>> Start
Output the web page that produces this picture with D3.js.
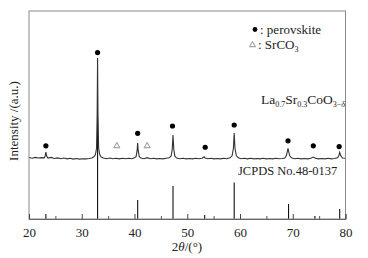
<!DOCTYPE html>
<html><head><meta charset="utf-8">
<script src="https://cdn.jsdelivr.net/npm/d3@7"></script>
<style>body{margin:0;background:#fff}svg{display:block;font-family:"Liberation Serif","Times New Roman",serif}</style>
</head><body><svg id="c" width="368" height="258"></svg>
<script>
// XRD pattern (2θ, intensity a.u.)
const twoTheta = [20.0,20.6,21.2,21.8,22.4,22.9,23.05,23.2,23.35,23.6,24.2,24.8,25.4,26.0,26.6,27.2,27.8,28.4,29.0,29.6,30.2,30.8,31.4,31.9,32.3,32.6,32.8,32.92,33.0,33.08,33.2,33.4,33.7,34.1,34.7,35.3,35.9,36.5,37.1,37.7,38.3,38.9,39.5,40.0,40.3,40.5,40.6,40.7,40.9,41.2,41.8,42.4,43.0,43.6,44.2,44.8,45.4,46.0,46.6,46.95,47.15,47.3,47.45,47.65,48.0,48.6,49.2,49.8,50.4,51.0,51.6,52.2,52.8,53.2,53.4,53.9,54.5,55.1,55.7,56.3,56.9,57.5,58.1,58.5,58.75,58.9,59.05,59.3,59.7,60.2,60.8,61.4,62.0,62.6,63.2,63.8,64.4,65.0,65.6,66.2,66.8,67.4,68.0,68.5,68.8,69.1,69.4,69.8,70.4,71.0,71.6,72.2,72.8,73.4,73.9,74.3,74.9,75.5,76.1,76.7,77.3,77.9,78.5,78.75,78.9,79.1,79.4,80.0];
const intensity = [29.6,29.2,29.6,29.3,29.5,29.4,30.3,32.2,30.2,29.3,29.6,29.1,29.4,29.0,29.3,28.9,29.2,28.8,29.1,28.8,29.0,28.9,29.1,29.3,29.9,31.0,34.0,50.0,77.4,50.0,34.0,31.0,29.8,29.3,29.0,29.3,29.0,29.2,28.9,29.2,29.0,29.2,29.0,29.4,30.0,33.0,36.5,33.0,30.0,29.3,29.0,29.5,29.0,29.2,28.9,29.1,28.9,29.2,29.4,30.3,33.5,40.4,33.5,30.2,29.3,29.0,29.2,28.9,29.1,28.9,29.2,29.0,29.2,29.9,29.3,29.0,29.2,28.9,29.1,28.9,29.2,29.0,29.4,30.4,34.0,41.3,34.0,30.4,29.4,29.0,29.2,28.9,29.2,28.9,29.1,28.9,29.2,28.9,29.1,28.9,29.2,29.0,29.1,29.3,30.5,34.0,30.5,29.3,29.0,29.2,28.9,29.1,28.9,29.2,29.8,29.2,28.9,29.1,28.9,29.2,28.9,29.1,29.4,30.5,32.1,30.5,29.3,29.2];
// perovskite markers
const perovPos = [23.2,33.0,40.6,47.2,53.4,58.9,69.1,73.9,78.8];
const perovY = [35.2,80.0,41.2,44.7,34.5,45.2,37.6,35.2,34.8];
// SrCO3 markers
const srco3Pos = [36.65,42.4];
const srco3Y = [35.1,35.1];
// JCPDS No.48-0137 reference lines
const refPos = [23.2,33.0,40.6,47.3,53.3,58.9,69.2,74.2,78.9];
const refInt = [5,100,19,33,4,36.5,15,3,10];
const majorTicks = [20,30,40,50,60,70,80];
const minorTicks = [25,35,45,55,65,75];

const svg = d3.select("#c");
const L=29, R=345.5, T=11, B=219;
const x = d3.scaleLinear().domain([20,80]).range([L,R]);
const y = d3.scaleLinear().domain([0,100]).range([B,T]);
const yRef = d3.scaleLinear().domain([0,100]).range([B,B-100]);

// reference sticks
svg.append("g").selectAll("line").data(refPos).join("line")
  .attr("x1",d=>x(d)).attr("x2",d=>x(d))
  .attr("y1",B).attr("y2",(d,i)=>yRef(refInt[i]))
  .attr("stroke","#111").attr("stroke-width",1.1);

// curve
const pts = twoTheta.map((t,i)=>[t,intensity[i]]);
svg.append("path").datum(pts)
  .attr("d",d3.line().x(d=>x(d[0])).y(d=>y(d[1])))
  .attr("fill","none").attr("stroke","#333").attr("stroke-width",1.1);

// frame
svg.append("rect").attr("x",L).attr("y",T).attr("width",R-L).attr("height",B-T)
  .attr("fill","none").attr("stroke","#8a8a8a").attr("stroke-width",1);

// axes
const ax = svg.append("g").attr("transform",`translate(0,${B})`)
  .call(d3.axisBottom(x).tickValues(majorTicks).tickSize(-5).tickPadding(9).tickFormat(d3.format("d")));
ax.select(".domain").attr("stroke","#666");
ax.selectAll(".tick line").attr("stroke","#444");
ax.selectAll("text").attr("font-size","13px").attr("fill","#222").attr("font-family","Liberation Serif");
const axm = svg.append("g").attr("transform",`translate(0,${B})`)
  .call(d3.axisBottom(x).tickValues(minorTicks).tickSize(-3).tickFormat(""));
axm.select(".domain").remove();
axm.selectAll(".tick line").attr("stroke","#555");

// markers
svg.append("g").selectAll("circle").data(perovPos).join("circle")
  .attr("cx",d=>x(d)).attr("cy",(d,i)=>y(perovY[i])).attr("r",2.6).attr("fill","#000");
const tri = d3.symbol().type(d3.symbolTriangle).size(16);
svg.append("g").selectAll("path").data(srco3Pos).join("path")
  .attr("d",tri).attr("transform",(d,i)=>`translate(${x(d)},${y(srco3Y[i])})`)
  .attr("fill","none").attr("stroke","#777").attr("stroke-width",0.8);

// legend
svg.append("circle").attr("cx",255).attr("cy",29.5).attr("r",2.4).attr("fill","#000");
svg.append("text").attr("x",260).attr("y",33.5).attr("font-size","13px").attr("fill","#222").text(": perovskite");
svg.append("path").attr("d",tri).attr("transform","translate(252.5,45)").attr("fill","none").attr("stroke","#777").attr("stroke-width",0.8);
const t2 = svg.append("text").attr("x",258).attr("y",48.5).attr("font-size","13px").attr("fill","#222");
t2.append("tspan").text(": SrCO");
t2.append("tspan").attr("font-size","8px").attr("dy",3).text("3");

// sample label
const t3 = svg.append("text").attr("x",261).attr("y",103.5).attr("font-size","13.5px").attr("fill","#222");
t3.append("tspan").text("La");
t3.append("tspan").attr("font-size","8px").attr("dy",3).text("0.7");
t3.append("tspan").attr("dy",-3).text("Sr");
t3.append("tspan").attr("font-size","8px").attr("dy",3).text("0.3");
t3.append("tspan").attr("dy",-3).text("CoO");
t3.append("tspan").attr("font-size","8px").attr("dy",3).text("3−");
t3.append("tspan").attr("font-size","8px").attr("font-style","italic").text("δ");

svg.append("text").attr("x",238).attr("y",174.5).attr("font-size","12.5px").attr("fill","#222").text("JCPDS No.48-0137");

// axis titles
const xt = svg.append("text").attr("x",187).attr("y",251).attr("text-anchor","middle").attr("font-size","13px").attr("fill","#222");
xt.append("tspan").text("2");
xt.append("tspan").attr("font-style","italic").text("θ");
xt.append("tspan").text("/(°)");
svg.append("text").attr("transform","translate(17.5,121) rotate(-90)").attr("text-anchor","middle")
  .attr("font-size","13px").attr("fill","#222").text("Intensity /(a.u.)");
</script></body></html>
>> End
# Task details
Omit every picture while copying the listing above exactly.

# The result
Output the web page that produces this picture with D3.js.
<!DOCTYPE html>
<html><head><meta charset="utf-8">
<script src="https://cdn.jsdelivr.net/npm/d3@7"></script>
<style>body{margin:0;background:#fff}svg{display:block;font-family:"Liberation Serif","Times New Roman",serif}</style>
</head><body><svg id="c" width="368" height="258"></svg>
<script>
// XRD pattern (2θ, intensity a.u.)
const twoTheta = [20.0,20.6,21.2,21.8,22.4,22.9,23.05,23.2,23.35,23.6,24.2,24.8,25.4,26.0,26.6,27.2,27.8,28.4,29.0,29.6,30.2,30.8,31.4,31.9,32.3,32.6,32.8,32.92,33.0,33.08,33.2,33.4,33.7,34.1,34.7,35.3,35.9,36.5,37.1,37.7,38.3,38.9,39.5,40.0,40.3,40.5,40.6,40.7,40.9,41.2,41.8,42.4,43.0,43.6,44.2,44.8,45.4,46.0,46.6,46.95,47.15,47.3,47.45,47.65,48.0,48.6,49.2,49.8,50.4,51.0,51.6,52.2,52.8,53.2,53.4,53.9,54.5,55.1,55.7,56.3,56.9,57.5,58.1,58.5,58.75,58.9,59.05,59.3,59.7,60.2,60.8,61.4,62.0,62.6,63.2,63.8,64.4,65.0,65.6,66.2,66.8,67.4,68.0,68.5,68.8,69.1,69.4,69.8,70.4,71.0,71.6,72.2,72.8,73.4,73.9,74.3,74.9,75.5,76.1,76.7,77.3,77.9,78.5,78.75,78.9,79.1,79.4,80.0];
const intensity = [29.6,29.2,29.6,29.3,29.5,29.4,30.3,32.2,30.2,29.3,29.6,29.1,29.4,29.0,29.3,28.9,29.2,28.8,29.1,28.8,29.0,28.9,29.1,29.3,29.9,31.0,34.0,50.0,77.4,50.0,34.0,31.0,29.8,29.3,29.0,29.3,29.0,29.2,28.9,29.2,29.0,29.2,29.0,29.4,30.0,33.0,36.5,33.0,30.0,29.3,29.0,29.5,29.0,29.2,28.9,29.1,28.9,29.2,29.4,30.3,33.5,40.4,33.5,30.2,29.3,29.0,29.2,28.9,29.1,28.9,29.2,29.0,29.2,29.9,29.3,29.0,29.2,28.9,29.1,28.9,29.2,29.0,29.4,30.4,34.0,41.3,34.0,30.4,29.4,29.0,29.2,28.9,29.2,28.9,29.1,28.9,29.2,28.9,29.1,28.9,29.2,29.0,29.1,29.3,30.5,34.0,30.5,29.3,29.0,29.2,28.9,29.1,28.9,29.2,29.8,29.2,28.9,29.1,28.9,29.2,28.9,29.1,29.4,30.5,32.1,30.5,29.3,29.2];
// perovskite markers
const perovPos = [23.2,33.0,40.6,47.2,53.4,58.9,69.1,73.9,78.8];
const perovY = [35.2,80.0,41.2,44.7,34.5,45.2,37.6,35.2,34.8];
// SrCO3 markers
const srco3Pos = [36.65,42.4];
const srco3Y = [35.1,35.1];
// JCPDS No.48-0137 reference lines
const refPos = [23.2,33.0,40.6,47.3,53.3,58.9,69.2,74.2,78.9];
const refInt = [5,100,19,33,4,36.5,15,3,10];
const majorTicks = [20,30,40,50,60,70,80];
const minorTicks = [25,35,45,55,65,75];

const svg = d3.select("#c");
const L=29, R=345.5, T=11, B=219;
const x = d3.scaleLinear().domain([20,80]).range([L,R]);
const y = d3.scaleLinear().domain([0,100]).range([B,T]);
const yRef = d3.scaleLinear().domain([0,100]).range([B,B-100]);

// reference sticks
svg.append("g").selectAll("line").data(refPos).join("line")
  .attr("x1",d=>x(d)).attr("x2",d=>x(d))
  .attr("y1",B).attr("y2",(d,i)=>yRef(refInt[i]))
  .attr("stroke","#111").attr("stroke-width",1.1);

// curve
const pts = twoTheta.map((t,i)=>[t,intensity[i]]);
svg.append("path").datum(pts)
  .attr("d",d3.line().x(d=>x(d[0])).y(d=>y(d[1])))
  .attr("fill","none").attr("stroke","#333").attr("stroke-width",1.1);

// frame
svg.append("rect").attr("x",L).attr("y",T).attr("width",R-L).attr("height",B-T)
  .attr("fill","none").attr("stroke","#8a8a8a").attr("stroke-width",1);

// axes
const ax = svg.append("g").attr("transform",`translate(0,${B})`)
  .call(d3.axisBottom(x).tickValues(majorTicks).tickSize(-5).tickPadding(9).tickFormat(d3.format("d")));
ax.select(".domain").attr("stroke","#666");
ax.selectAll(".tick line").attr("stroke","#444");
ax.selectAll("text").attr("font-size","13px").attr("fill","#222").attr("font-family","Liberation Serif");
const axm = svg.append("g").attr("transform",`translate(0,${B})`)
  .call(d3.axisBottom(x).tickValues(minorTicks).tickSize(-3).tickFormat(""));
axm.select(".domain").remove();
axm.selectAll(".tick line").attr("stroke","#555");

// markers
svg.append("g").selectAll("circle").data(perovPos).join("circle")
  .attr("cx",d=>x(d)).attr("cy",(d,i)=>y(perovY[i])).attr("r",2.6).attr("fill","#000");
const tri = d3.symbol().type(d3.symbolTriangle).size(16);
svg.append("g").selectAll("path").data(srco3Pos).join("path")
  .attr("d",tri).attr("transform",(d,i)=>`translate(${x(d)},${y(srco3Y[i])})`)
  .attr("fill","none").attr("stroke","#777").attr("stroke-width",0.8);

// legend
svg.append("circle").attr("cx",255).attr("cy",29.5).attr("r",2.4).attr("fill","#000");
svg.append("text").attr("x",260).attr("y",33.5).attr("font-size","13px").attr("fill","#222").text(": perovskite");
svg.append("path").attr("d",tri).attr("transform","translate(252.5,45)").attr("fill","none").attr("stroke","#777").attr("stroke-width",0.8);
const t2 = svg.append("text").attr("x",258).attr("y",48.5).attr("font-size","13px").attr("fill","#222");
t2.append("tspan").text(": SrCO");
t2.append("tspan").attr("font-size","8px").attr("dy",3).text("3");

// sample label
const t3 = svg.append("text").attr("x",261).attr("y",103.5).attr("font-size","13.5px").attr("fill","#222");
t3.append("tspan").text("La");
t3.append("tspan").attr("font-size","8px").attr("dy",3).text("0.7");
t3.append("tspan").attr("dy",-3).text("Sr");
t3.append("tspan").attr("font-size","8px").attr("dy",3).text("0.3");
t3.append("tspan").attr("dy",-3).text("CoO");
t3.append("tspan").attr("font-size","8px").attr("dy",3).text("3−");
t3.append("tspan").attr("font-size","8px").attr("font-style","italic").text("δ");

svg.append("text").attr("x",238).attr("y",174.5).attr("font-size","12.5px").attr("fill","#222").text("JCPDS No.48-0137");

// axis titles
const xt = svg.append("text").attr("x",187).attr("y",251).attr("text-anchor","middle").attr("font-size","13px").attr("fill","#222");
xt.append("tspan").text("2");
xt.append("tspan").attr("font-style","italic").text("θ");
xt.append("tspan").text("/(°)");
svg.append("text").attr("transform","translate(17.5,121) rotate(-90)").attr("text-anchor","middle")
  .attr("font-size","13px").attr("fill","#222").text("Intensity /(a.u.)");
</script></body></html>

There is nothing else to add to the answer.